Surprise, you can completely prevent getting wet by taking an umbrella! Please note that epicmodel reports only minimal intervention sets. You could, e.g., additionally work from home (even though it doesn’t really make sense in this example) and still prevent getting wet. However, you only need to take the umbrella. For a better example, consider the following situation: it’s raining, it’s a weekday, you don’t have vacation, and you don’t have an umbrella. We can look at this scenario with:

intervene(scc_model, causes = c("IFNOTd6a6THENd5a6","THENa5","THENa1"), intervention = c("THENd6a6","THENd4e1"))
#> 
#> ── Intervention ────────────────────────────────────────────────────────────────
#> 
#> ── Cause Set 1 ──
#> 
#> • no vacation
#> • weekday
#> • rain
#> Status without intervention
#> ✔ Always sufficient
#> Status with intervention
#> ✔ Complete prevention by the following minimal intervention sets
#> 
#> ── Intervention Set 1
#> • work from home
#> 
#> ── Intervention Set 2
#> • take vacation

The output shows that, to prevent the outcome, you can either work from home or take vacation. Both together would work as well, of course, but again, this intervention set is not minimal.

DAGs

Finally, epicmodel can transform SCC models to directed acyclic graphs (DAGs) following VanderWeele & Robins (2007).

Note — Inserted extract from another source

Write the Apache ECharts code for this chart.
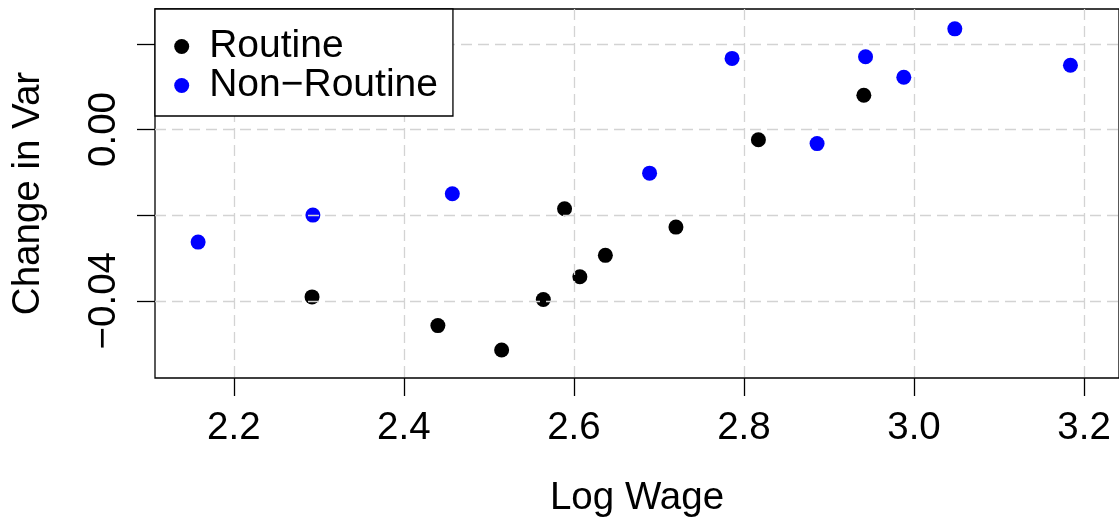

dag <- scc_to_dag(scc_model)
dag$dag
#> dag {
#> CC1 [pos="1.000,0.250"]
#> CC2 [pos="1.000,0.750"]
#> CC3 [pos="1.000,1.250"]
#> CC4 [pos="1.000,1.750"]
#> O [outcome,pos="4.000,1.000"]
#> SC1 [pos="3.000,0.000"]
#> SC2 [pos="3.000,1.000"]
#> USC [pos="3.000,2.000"]
#> U_SC1 [pos="2.000,0.000"]
#> U_SC2 [pos="2.000,1.000"]
#> U_USC [pos="2.000,2.000"]
#> CC1 -> SC1
#> CC1 -> SC2
#> CC2 -> SC1
#> CC3 -> SC2
#> CC4 -> SC2
#> SC1 -> O
#> SC2 -> O
#> USC -> O
#> U_SC1 -> SC1
#> U_SC2 -> SC2
#> U_USC -> USC
#> }

Element dag of the output contains a dagitty object thanks to the dagitty package. Printing it prints its dagitty model code, which, e.g., can be pasted to DAGitty online on https://www.dagitty.net for further processing. You can also plot dagitty objects with epicmodel’s plot_dag() function, which tries to mimic DAGitty’s online layout in a ggplot object.

plot_dag(dag$dag)

References

  • Rothman KJ (1976): Causes. American Journal of Epidemiology 104(6):587-592.
  • VanderWeele TJ, Robins JM (2007): Directed acyclic graphs, sufficient causes, and the properties of conditioning on a common effect. American Journal of Epidemiology 166 (9): 1096–1104.